The Importance of the Secure Communities Program

Below is a statement I put out yesterday regarding the recent arrest and deportation of Joao Brito by the U.S. Department of Immigration and Customs Enforcement , who was wanted by Dutch authorities in connection with allegations of child sexual abuse and human smuggling. To read a press release issued by ICE regarding Brito's arrest please click "Read more" below.

"The arrest and subsequent deportation of Joao Brito testifies to the value of the Secure Communities Program in protecting the public safety of our Commonwealth. While Brito was arrested by the Boston Police for automotive vandalism, the fact that he was being sought by Dutch authorities for the even more serious crimes of child sexual abuse and human smuggling was revealed by the critical sharing of information that occurs between local police and federal immigration officials through this program. The serious nature of these charges leaves no doubt as to the importance and usefulness of the program and its potential to safeguard public safety.

These events emphasize what should already be obvious-that we should not prevent those charged with ensuring our safety from sharing information that can play a major role in protecting all of us."
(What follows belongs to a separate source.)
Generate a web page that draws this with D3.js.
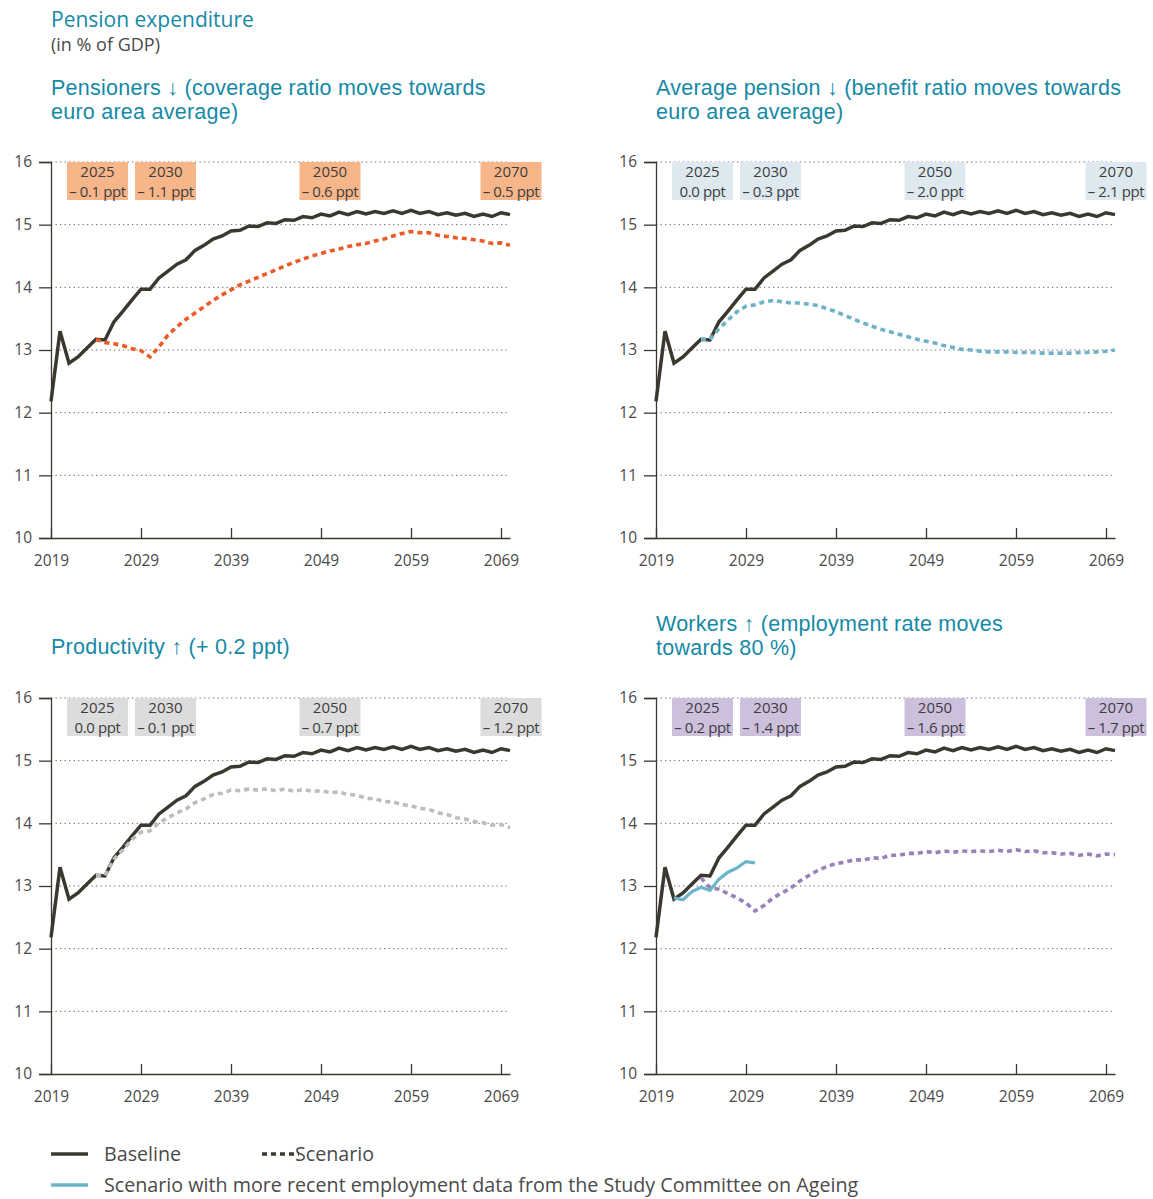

U.S. Immigration and Customs Enforcement (ICE)

July 21, 2011


Man from the Netherlands, identified through ICE's Secure Communities program

BOSTON - A man wanted by Dutch authorities for sexual abuse of children and human smuggling has been removed from the United States following his arrest in Boston, where the Secure Communities program, administered by U.S. Immigration and Customs Enforcement's (ICE) Enforcement and Removal Operations (ERO), led to the pending case in the Netherlands.
Joao Brito, 30, of the Netherlands, was accompanied by ICE ERO officers on a flight from Logan International Airport in Boston to Schiphol International Airport in Amsterdam, Netherlands. Brito was turned over to Dutch authorities upon his arrival early Thursday.
Brito was arrested in May by Boston Police and charged in connection with the vandalism of a vehicle. ICE's Secure Communities program in Suffolk County, Mass., enabled investigators to immediately share fingerprint information that quickly produced a match indicating Brito's illegal presence in the United States. He remained in custody on an ICE detainer while the investigation continued.
ICE ERO officers were alerted that Brito was currently under investigation by the Dutch National Police for child exploitation. Within 24-hours after contacting the Assistant Attaché for Removals in the Netherlands, ICE confirmed that Brito was wanted by Dutch law enforcement authorities for sexual abuse of children and human smuggling.
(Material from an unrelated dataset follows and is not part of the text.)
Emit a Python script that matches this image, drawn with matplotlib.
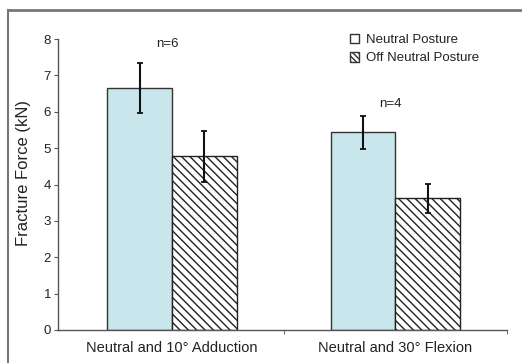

ICE ERO officers determined that Brito entered the United States in June 2008, arriving at Logan International Airport as a non-immigrant temporary visitor under the Visa Waiver Program. Brito was authorized to remain in the United States until September 2008 however, he remained without authorization.
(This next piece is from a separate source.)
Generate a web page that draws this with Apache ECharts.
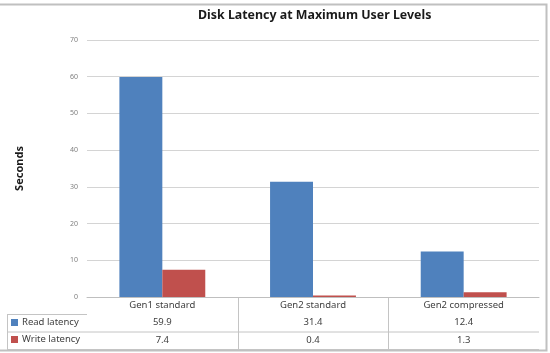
<!DOCTYPE html>
<html>
<head>
<meta charset="utf-8">
<script src="https://cdn.jsdelivr.net/npm/echarts@6/dist/echarts.min.js"></script>
<style>
  html, body { margin: 0; padding: 0; background: #fff; }
  #chart { width: 550px; height: 353px; }
</style>
</head>
<body>
<div id="chart"></div>
<script>
const categories   = ['Gen1 standard', 'Gen2 standard', 'Gen2 compressed']
const seriesNames  = ['Read latency', 'Write latency']
const readLatency  = [59.9, 31.4, 12.4]
const writeLatency = [7.4, 0.4, 1.3]

const colors = ['#4F81BD', '#C0504D']
const font   = "'Noto Sans', sans-serif"
const txt    = '#404040'
const rule   = '#c4c4c4'

//** plot box + data table geometry */
const plot = { left: 87, right: 539, top: 40, bottom: 297 }
const rowH = 17.5
const colW = (plot.right - plot.left) / categories.length
const tableTop    = plot.bottom + rowH
const tableBottom = plot.bottom + 3 * rowH

const line = (x1, y1, x2, y2) => ({
  type: 'line',
  silent: true,
  shape: { x1, y1, x2, y2 },
  style: { stroke: rule, lineWidth: 1 }
})

// one x axis per data-table row, label text comes from the series values
const tableRow = (vals, row) => ({
  type: 'category',
  data: categories,
  position: 'bottom',
  offset: row * rowH,
  axisLine: { show: false },
  axisTick: { show: false },
  axisLabel: {
    margin: 3,
    fontSize: 9.5,
    color: txt,
    fontFamily: font,
    formatter: (v, i) => vals[i].toFixed(1)
  }
})

const chart = echarts.init(document.getElementById('chart'))

chart.setOption({
  animation: false,
  backgroundColor: '#fff',
  textStyle: { fontFamily: font },
  title: {
    text: 'Disk Latency at Maximum User Levels',
    left: 198,
    top: 9,
    padding: 0,
    textStyle: { fontSize: 12.4, fontWeight: 'bold', color: '#1a1a1a', fontFamily: font }
  },
  legend: {
    data: seriesNames,
    orient: 'vertical',
    left: 11,
    top: tableTop + 2,
    padding: 0,
    itemWidth: 7,
    itemHeight: 7,
    itemGap: 5,
    icon: 'rect',
    selectedMode: false,
    textStyle: { fontSize: 9.5, lineHeight: 12, color: txt, fontFamily: font, padding: [0, 0, 0, -1] }
  },
  grid: {
    left: plot.left,
    right: 550 - plot.right,
    top: plot.top,
    bottom: 353 - plot.bottom,
    containLabel: false
  },
  xAxis: [
    {
      type: 'category',
      data: categories,
      axisLine: { lineStyle: { color: '#bfbfbf' } },
      axisTick: { show: false },
      axisLabel: { margin: 3, fontSize: 9.5, color: txt, fontFamily: font }
    },
    tableRow(readLatency, 1),
    tableRow(writeLatency, 2)
  ],
  yAxis: {
    type: 'value',
    min: 0,
    max: 70,
    interval: 10,
    name: 'Seconds',
    nameLocation: 'middle',
    nameRotate: 90,
    nameGap: 62,
    nameTextStyle: { fontSize: 11, fontWeight: 'bold', color: '#1a1a1a', fontFamily: font },
    axisLine: { show: false },
    axisTick: { show: false },
    axisLabel: { fontSize: 7, color: '#7f7f7f', margin: 9, fontFamily: font },
    splitLine: { lineStyle: { color: '#d4d4d4' } }
  },
  series: [
    {
      name: seriesNames[0],
      type: 'bar',
      data: readLatency,
      barGap: '0%',
      barCategoryGap: '43%',
      itemStyle: { color: colors[0] }
    },
    {
      name: seriesNames[1],
      type: 'bar',
      data: writeLatency,
      barGap: '0%',
      barCategoryGap: '43%',
      itemStyle: { color: colors[1] }
    }
  ],
  graphic: [
    // outer chart frame (left edge falls outside the picture)
    {
      type: 'rect',
      silent: true,
      shape: { x: -5, y: 4.5, width: 551.5, height: 346 },
      style: { fill: 'none', stroke: '#c0c0c0', lineWidth: 2 }
    },
    // data table rules
    line(7, tableTop, plot.left, tableTop),
    line(7, plot.bottom + 2 * rowH, plot.right, plot.bottom + 2 * rowH),
    line(7, tableBottom, plot.right, tableBottom),
    line(7.5, tableTop, 7.5, tableBottom),
    ...categories.slice(1).map((c, i) => {
      const x = Math.round(plot.left + colW * (i + 1)) + 0.5
      return line(x, plot.bottom, x, tableBottom)
    })
  ]
})
</script>
</body>
</html>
ICE ERO prioritizes the apprehension, arrest and removal of convicted criminals, those who pose a threat to national security, fugitives and recent border entrants. Between October 2008 and the end of fiscal year 2010, the number of convicted criminals that ICE removed from the U.S. increased 71%. In fiscal year 2011 from Oct. 1, 2010 to April 30, ICE has removed a total of 109,700 aliens convicted of crimes from the United States.